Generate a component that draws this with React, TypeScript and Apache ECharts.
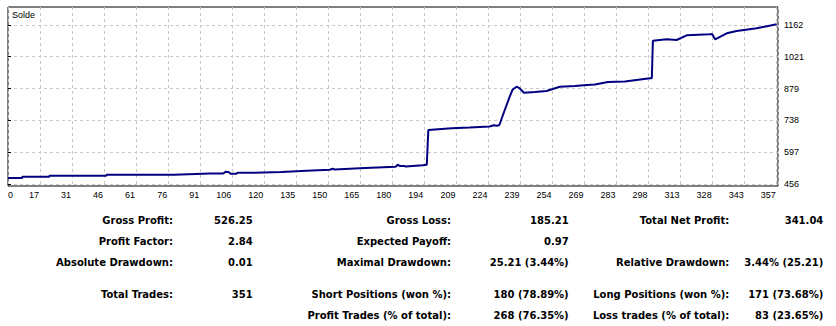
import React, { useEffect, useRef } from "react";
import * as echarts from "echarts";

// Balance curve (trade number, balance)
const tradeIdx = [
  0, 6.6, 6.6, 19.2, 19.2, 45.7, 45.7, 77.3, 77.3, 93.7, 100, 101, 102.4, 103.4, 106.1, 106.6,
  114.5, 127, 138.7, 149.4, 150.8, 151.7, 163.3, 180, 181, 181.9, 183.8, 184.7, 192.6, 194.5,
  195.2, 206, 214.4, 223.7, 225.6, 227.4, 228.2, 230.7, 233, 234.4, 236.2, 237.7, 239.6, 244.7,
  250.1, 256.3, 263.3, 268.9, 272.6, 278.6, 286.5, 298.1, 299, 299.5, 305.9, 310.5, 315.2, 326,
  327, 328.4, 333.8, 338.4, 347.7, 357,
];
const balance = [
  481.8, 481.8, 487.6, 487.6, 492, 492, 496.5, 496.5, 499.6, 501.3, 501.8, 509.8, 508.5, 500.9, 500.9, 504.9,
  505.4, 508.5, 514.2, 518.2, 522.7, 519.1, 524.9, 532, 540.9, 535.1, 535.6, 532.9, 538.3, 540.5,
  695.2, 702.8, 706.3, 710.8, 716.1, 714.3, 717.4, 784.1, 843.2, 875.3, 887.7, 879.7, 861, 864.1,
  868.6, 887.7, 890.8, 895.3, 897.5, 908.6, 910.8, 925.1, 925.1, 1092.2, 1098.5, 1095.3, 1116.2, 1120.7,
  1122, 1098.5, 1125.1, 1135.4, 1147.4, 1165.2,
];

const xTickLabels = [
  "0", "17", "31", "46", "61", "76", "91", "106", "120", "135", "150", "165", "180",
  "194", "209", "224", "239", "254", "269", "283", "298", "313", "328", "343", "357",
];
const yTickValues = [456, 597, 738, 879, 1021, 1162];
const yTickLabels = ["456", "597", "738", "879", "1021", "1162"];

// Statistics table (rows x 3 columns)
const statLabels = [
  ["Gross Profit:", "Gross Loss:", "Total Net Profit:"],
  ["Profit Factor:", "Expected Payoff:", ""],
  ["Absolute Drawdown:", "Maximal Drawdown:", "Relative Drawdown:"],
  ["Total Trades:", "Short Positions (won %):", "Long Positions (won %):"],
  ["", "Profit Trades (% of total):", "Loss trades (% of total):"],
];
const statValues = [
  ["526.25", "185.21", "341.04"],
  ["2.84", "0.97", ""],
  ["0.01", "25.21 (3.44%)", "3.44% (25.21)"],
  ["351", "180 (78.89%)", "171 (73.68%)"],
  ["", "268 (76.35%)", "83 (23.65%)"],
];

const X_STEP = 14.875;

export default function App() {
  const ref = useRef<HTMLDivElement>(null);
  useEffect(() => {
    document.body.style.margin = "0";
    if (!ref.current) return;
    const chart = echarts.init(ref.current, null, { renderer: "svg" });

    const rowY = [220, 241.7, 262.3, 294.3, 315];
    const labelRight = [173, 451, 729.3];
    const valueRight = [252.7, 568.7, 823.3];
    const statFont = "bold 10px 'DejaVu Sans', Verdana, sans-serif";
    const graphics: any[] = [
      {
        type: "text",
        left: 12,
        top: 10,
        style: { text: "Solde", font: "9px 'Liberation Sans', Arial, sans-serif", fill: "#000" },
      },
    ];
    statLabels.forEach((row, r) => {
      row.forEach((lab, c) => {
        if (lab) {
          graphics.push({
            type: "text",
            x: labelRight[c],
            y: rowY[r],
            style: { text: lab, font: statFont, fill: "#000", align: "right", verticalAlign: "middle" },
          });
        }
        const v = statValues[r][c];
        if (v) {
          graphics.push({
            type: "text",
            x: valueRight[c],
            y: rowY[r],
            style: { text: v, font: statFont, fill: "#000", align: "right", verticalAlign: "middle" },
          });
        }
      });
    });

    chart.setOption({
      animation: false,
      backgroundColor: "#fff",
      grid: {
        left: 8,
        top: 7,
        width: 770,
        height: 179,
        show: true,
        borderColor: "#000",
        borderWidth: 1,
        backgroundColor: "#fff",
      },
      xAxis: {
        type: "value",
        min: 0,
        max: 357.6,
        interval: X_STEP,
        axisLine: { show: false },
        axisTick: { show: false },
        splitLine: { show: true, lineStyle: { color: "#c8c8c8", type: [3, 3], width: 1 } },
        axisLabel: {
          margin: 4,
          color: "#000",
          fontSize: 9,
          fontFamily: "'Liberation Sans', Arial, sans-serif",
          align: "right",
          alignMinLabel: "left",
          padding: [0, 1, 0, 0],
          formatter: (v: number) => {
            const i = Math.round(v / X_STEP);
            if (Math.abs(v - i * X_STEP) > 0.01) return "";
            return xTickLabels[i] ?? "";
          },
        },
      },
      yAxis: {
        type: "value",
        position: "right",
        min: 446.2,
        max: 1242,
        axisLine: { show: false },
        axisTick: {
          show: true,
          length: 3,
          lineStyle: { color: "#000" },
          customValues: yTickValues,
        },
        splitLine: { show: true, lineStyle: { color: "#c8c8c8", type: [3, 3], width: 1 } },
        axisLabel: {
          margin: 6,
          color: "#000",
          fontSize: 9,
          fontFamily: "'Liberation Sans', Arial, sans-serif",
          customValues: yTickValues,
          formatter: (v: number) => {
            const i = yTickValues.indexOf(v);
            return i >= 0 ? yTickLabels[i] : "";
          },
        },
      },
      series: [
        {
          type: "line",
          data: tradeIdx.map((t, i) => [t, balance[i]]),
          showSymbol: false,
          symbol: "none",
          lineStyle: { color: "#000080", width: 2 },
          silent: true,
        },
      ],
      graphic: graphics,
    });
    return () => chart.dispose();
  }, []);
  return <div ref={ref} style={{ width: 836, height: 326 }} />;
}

------------------------------------------------------------------------

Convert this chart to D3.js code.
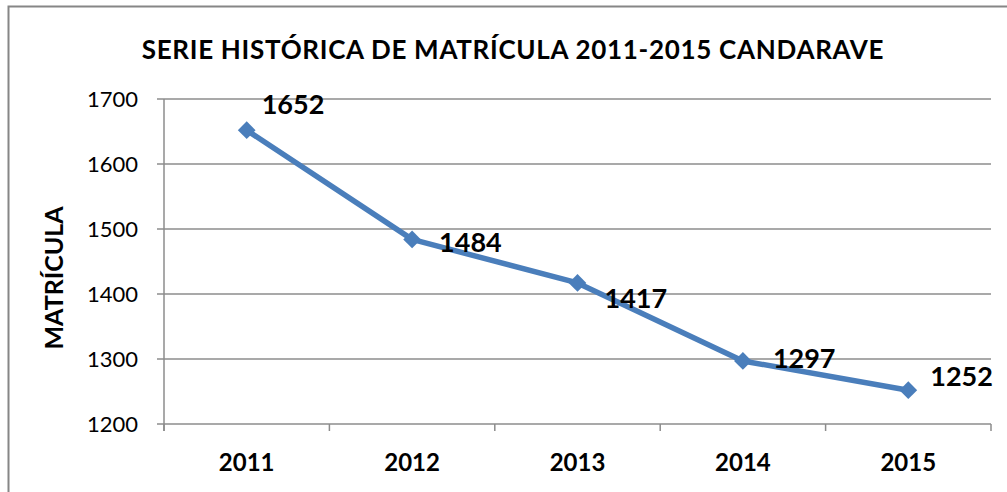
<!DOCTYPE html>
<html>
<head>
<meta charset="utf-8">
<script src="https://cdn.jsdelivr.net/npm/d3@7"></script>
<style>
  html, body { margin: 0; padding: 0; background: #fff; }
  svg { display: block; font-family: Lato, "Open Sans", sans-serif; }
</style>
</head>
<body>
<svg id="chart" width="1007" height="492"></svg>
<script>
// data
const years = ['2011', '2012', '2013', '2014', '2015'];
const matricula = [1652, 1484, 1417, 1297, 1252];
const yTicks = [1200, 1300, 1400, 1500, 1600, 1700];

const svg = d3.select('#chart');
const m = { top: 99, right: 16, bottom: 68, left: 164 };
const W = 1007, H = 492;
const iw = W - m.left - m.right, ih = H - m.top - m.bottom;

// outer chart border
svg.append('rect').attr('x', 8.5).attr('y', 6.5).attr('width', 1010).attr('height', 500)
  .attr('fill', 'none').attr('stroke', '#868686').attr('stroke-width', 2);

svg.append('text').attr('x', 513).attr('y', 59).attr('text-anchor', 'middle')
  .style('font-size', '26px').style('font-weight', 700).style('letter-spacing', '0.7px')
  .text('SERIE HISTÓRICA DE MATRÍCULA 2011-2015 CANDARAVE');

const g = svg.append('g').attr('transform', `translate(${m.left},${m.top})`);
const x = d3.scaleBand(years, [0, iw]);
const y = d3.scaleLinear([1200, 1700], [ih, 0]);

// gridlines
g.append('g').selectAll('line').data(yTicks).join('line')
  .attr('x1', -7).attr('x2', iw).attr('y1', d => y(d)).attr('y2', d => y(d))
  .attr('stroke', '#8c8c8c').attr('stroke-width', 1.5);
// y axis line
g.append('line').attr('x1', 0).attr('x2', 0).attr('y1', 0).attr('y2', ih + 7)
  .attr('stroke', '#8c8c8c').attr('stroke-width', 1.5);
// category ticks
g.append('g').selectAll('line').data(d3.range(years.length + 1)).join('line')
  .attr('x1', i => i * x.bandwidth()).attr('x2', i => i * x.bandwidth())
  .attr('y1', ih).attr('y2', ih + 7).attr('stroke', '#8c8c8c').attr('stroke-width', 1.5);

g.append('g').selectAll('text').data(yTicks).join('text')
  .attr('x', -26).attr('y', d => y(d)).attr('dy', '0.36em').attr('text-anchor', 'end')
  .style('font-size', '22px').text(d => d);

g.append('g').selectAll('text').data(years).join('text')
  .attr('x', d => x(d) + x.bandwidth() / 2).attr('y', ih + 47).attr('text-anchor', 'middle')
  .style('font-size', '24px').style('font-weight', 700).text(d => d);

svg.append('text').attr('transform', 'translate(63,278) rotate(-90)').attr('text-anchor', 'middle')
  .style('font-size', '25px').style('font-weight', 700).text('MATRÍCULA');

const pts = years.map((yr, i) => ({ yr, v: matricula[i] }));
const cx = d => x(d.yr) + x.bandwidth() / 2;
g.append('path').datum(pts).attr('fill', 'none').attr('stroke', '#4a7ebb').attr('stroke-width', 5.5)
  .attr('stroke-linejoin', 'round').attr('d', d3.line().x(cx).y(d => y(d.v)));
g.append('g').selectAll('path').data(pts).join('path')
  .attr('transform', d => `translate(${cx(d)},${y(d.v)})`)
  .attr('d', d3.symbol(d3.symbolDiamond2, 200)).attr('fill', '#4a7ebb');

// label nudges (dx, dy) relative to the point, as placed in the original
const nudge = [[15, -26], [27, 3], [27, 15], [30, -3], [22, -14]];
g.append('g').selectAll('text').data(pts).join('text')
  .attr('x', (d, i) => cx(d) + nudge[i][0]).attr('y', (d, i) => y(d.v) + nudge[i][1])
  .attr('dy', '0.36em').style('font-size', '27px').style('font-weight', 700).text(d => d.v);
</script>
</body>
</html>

------------------------------------------------------------------------

● **AIM**: Count up the lines in the listing that hold the word "React", and give that number only.

● **THE REPLY**: 2